DATA ROWS
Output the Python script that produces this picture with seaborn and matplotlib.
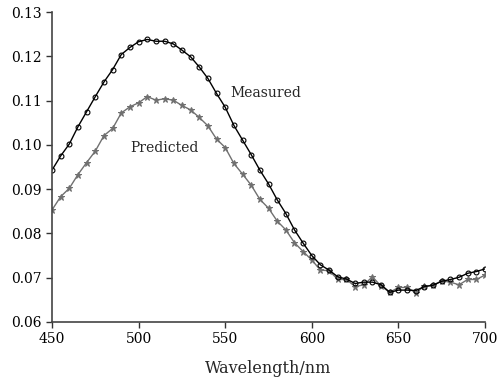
import numpy as np
import pandas as pd
import matplotlib
matplotlib.use("Agg")
import matplotlib.pyplot as plt
import seaborn as sns

# wavelength grid, 5 nm steps
wavelength = list(range(450, 705, 5))

measured = [
    0.0943, 0.0975, 0.1002, 0.1041, 0.1075, 0.1109, 0.1142, 0.1170, 0.1204, 0.1220,
    0.1233, 0.1238, 0.1234, 0.1234, 0.1228, 0.1214, 0.1199, 0.1176, 0.1150, 0.1116,
    0.1085, 0.1044, 0.1011, 0.0978, 0.0943, 0.0912, 0.0876, 0.0845, 0.0808, 0.0778,
    0.0750, 0.0729, 0.0717, 0.0702, 0.0697, 0.0687, 0.0690, 0.0690, 0.0684, 0.0667,
    0.0672, 0.0672, 0.0671, 0.0680, 0.0683, 0.0692, 0.0696, 0.0701, 0.0710, 0.0714,
    0.0720,
]

predicted = [
    0.0853, 0.0883, 0.0902, 0.0933, 0.0960, 0.0986, 0.1021, 0.1037, 0.1072, 0.1086,
    0.1095, 0.1109, 0.1101, 0.1104, 0.1101, 0.1089, 0.1079, 0.1062, 0.1043, 0.1013,
    0.0994, 0.0958, 0.0934, 0.0909, 0.0877, 0.0857, 0.0828, 0.0808, 0.0779, 0.0759,
    0.0740, 0.0717, 0.0716, 0.0696, 0.0696, 0.0680, 0.0684, 0.0702, 0.0681, 0.0667,
    0.0678, 0.0678, 0.0666, 0.0681, 0.0683, 0.0693, 0.0690, 0.0684, 0.0696, 0.0696,
    0.0706,
]

x_ticks = [450, 500, 550, 600, 650, 700]
y_ticks = [0.06, 0.07, 0.08, 0.09, 0.10, 0.11, 0.12, 0.13]

df = pd.DataFrame({"wavelength": wavelength, "measured": measured, "predicted": predicted})

sns.set_style("ticks")
plt.rcParams["font.family"] = ["DejaVu Serif"]

fig = plt.figure(figsize=(4.99, 3.79), dpi=100)
ax = fig.add_axes([0.1042, 0.1504, 0.8678, 0.8179])

sns.lineplot(data=df, x="wavelength", y="predicted", ax=ax, color="#707070",
             marker="*", markersize=4.5, markeredgecolor="#707070", linewidth=1.0)
sns.lineplot(data=df, x="wavelength", y="measured", ax=ax, color="black",
             marker="o", markersize=3.5, markerfacecolor="none",
             markeredgecolor="black", markeredgewidth=0.8, linewidth=1.0)

ax.text(553, 0.1117, "Measured", fontsize=10, va="center", ha="left")
ax.text(495, 0.0993, "Predicted", fontsize=10, va="center", ha="left")

ax.set_xlim(450, 700)
ax.set_ylim(0.06, 0.13)
ax.set_xticks(x_ticks)
ax.set_yticks(y_ticks)
ax.set_yticklabels([f"{v:.2f}" for v in y_ticks])
ax.tick_params(labelsize=10, length=4, width=1, colors="#333333", labelcolor="black")
ax.set_xlabel("Wavelength/nm", fontsize=11.5, labelpad=10)
ax.set_ylabel("")
sns.despine(ax=ax)
for s in ["left", "bottom"]:
    ax.spines[s].set_color("#444444")
    ax.spines[s].set_linewidth(1.2)

fig.savefig("out.png", dpi=100)
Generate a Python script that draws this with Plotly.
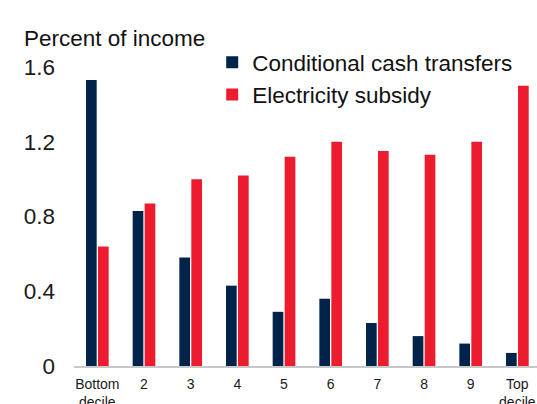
import plotly.graph_objects as go

# Spending on each programme by income decile, percent of household income
deciles = ["Bottom<br>decile", "2", "3", "4", "5", "6", "7", "8", "9", "Top<br>decile"]
cash_transfers = [1.53, 0.83, 0.58, 0.43, 0.29, 0.36, 0.23, 0.16, 0.12, 0.07]
electricity_subsidy = [0.64, 0.87, 1.00, 1.02, 1.12, 1.20, 1.15, 1.13, 1.20, 1.50]
y_ticks = [0, 0.4, 0.8, 1.2, 1.6]
y_tick_text = ["0", "0.4", "0.8", "1.2", "1.6"]

NAVY = "#002349"
RED = "#ED1B2E"
FONT = "Liberation Sans, Arial, Helvetica, sans-serif"

W, H = 537, 404
L, R, T, B = 73.7, 0, 67, 38
plot_w = W - L - R
plot_h = H - T - B

fig = go.Figure()
fig.add_trace(go.Bar(
    x=list(range(len(deciles))), y=cash_transfers, name="Conditional cash transfers",
    marker=dict(color=NAVY, line=dict(width=0)),
))
fig.add_trace(go.Bar(
    x=list(range(len(deciles))), y=electricity_subsidy, name="Electricity subsidy",
    marker=dict(color=RED, line=dict(width=0)),
))

fig.update_layout(
    width=W, height=H,
    margin=dict(l=L, r=R, t=T, b=B, pad=0, autoexpand=False),
    paper_bgcolor="white", plot_bgcolor="white",
    barmode="group", bargap=0.486, bargroupgap=0.11,
    font=dict(family=FONT, color="#1a1a1a"),
    showlegend=True,
    legend=dict(
        x=(212 - L) / plot_w, y=(H - B - 41) / plot_h,
        xanchor="left", yanchor="top",
        bgcolor="rgba(0,0,0,0)",
        font=dict(size=22.5, family=FONT, color="#111111"),
        itemwidth=30, tracegroupgap=0,
    ),
    xaxis=dict(
        range=[-0.5, -0.5 + plot_w / 46.7],
        tickmode="array", tickvals=list(range(len(deciles))), ticktext=deciles,
        tickfont=dict(size=14, family=FONT, color="#1a1a1a"),
        showgrid=False, zeroline=False, automargin=False,
        showline=True, linecolor="#c8c8c8", linewidth=1.5,
        ticks="", ticklabelstandoff=4,
    ),
    yaxis=dict(
        range=[0, 1.6],
        tickmode="array", tickvals=y_ticks, ticktext=y_tick_text,
        tickfont=dict(size=22.5, family=FONT, color="#1a1a1a"),
        showgrid=False, zeroline=False, showline=False, automargin=False,
        ticks="", ticklabelstandoff=18,
    ),
    annotations=[dict(
        text="Percent of income", xref="paper", yref="paper",
        x=(21.5 - L) / plot_w, y=(H - B - 38.5) / plot_h,
        xanchor="left", yanchor="middle", showarrow=False,
        font=dict(size=22.5, family=FONT, color="#111111"),
    )],
)

fig.write_html("out.html")
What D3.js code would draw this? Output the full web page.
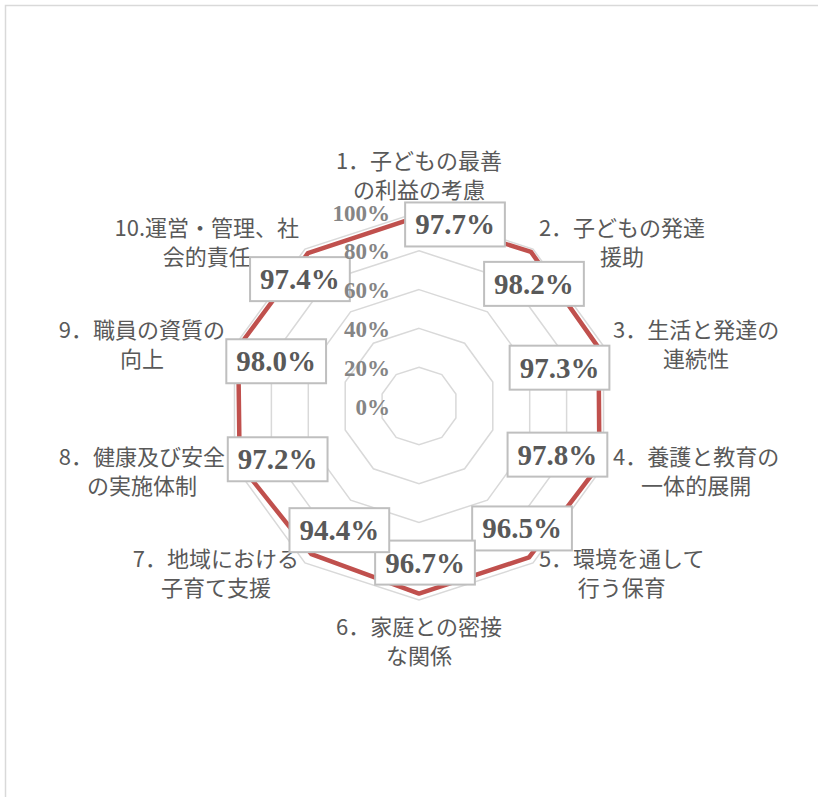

YOUR INSTRUCTIONS
Omit every picture, and please return the entries exactly from the first line through the line with "wavelength = list(range(450, 705, 5))", both included.

RESULT FOR THIS TASK
Output the Python script that produces this picture with seaborn and matplotlib.
import numpy as np
import pandas as pd
import matplotlib
matplotlib.use("Agg")
import matplotlib.pyplot as plt
import seaborn as sns

# wavelength grid, 5 nm steps
wavelength = list(range(450, 705, 5))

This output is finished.